Un autre mythe récurrent, c’est au sujet des filles qui seraient moins bonnes en mathématiques que les garçons. Jean-Marie de Koninck rappelle qu’il y a eu nombre de grandes mathématiciennes dans l’histoire, à commencer par Sophie Germain, une mathématicienne et physicienne française née en 1776 qui a dû signer sous le nom d’Antoine Auguste Le Blanc pour être publiée.

La crainte des mathématiques peut avoir des conséquences importantes dans la vie des gens, souligne Mme Lafortune.
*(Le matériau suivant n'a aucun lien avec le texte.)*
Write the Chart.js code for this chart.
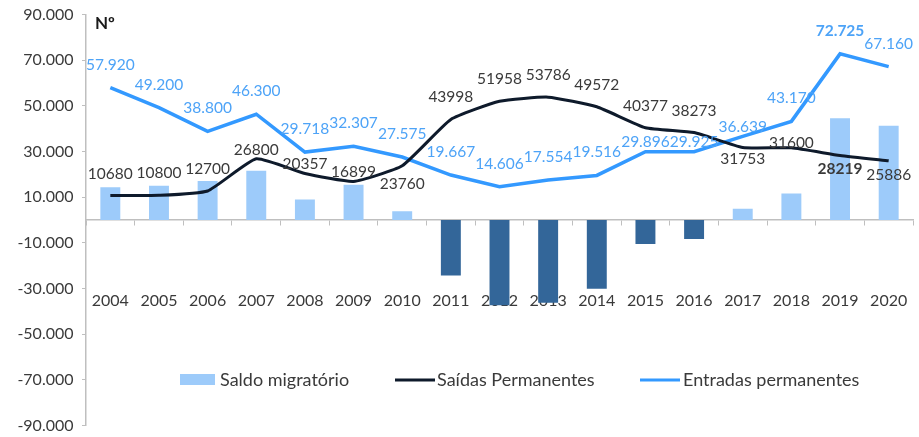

« La conséquence qui me fait le plus de peine, c’est qu’une personne ne choisisse pas la carrière qu’elle aurait voulue à cause de ses difficultés en mathématiques. »

Diminuer la peur

Mme Lafortune fait quelques suggestions aux parents et aux enseignants pour minimiser la crainte des mathématiques. « Il ne faut pas dire que c’est facile parce que ce n’est jamais facile, affirme-t-elle. Apprendre, c’est difficile, que ce soit apprendre à faire du ski ou apprendre à écrire sans faute. »

Elle recommande aussi de faire valoir les progrès du jeune, même s’il n’y a pas réussite, et suggère également de faire des liens entre les mathématiques et les activités favorites des jeunes.

Elle note qu’avec la réforme de l’éducation, les écoles font de plus en plus appel à ce genre d’exercices. La professeure recommande finalement de laisser les enfants faire les devoirs seuls, quitte à rapporter des travaux moins que parfaits à l’école. « Parfois, la pression vient beaucoup des parents. »

La différence québécoise

S’il y a un endroit où on ne devrait pas parler de crainte des mathématiques, c’est bien au Québec. « De façon générale, le Québec se distingue très avantageusement par rapport à un peu partout dans le monde », affirme Philippe Richard. Depuis deux décennies, le Québec se classe systématiquement dans les premiers rangs de l’enquête PISA (Programme international pour le suivi des acquis des élèves en mathématiques). Cette enquête porte sur environ 80 pays. En 2015, la province s’est classée derrière Singapour et Hong Kong. Des évaluations pancanadiennes du Conseil des ministres de l’Éducation du Canada confirment également la dominance québécoise. Dans ces évaluations, on ventile ces résultats selon le sexe et la langue. « Ce qu’on trouve, c’est que la différence gars/fille n’est pas significative, indique M. Richard. En revanche, la langue l’est. Les francophones, partout au Canada, et pas seulement au Québec, sont meilleurs que leurs condisciples anglophones. » Pourquoi ? Une des hypothèses avancées serait liée à la formation des enseignants. Au primaire, ils sont essentiellement des généralistes alors qu’au secondaire, ils sont des spécialistes de la matière. Or, au Canada anglais, le primaire peut se poursuivre jusqu’à la 8e ou la 9e année.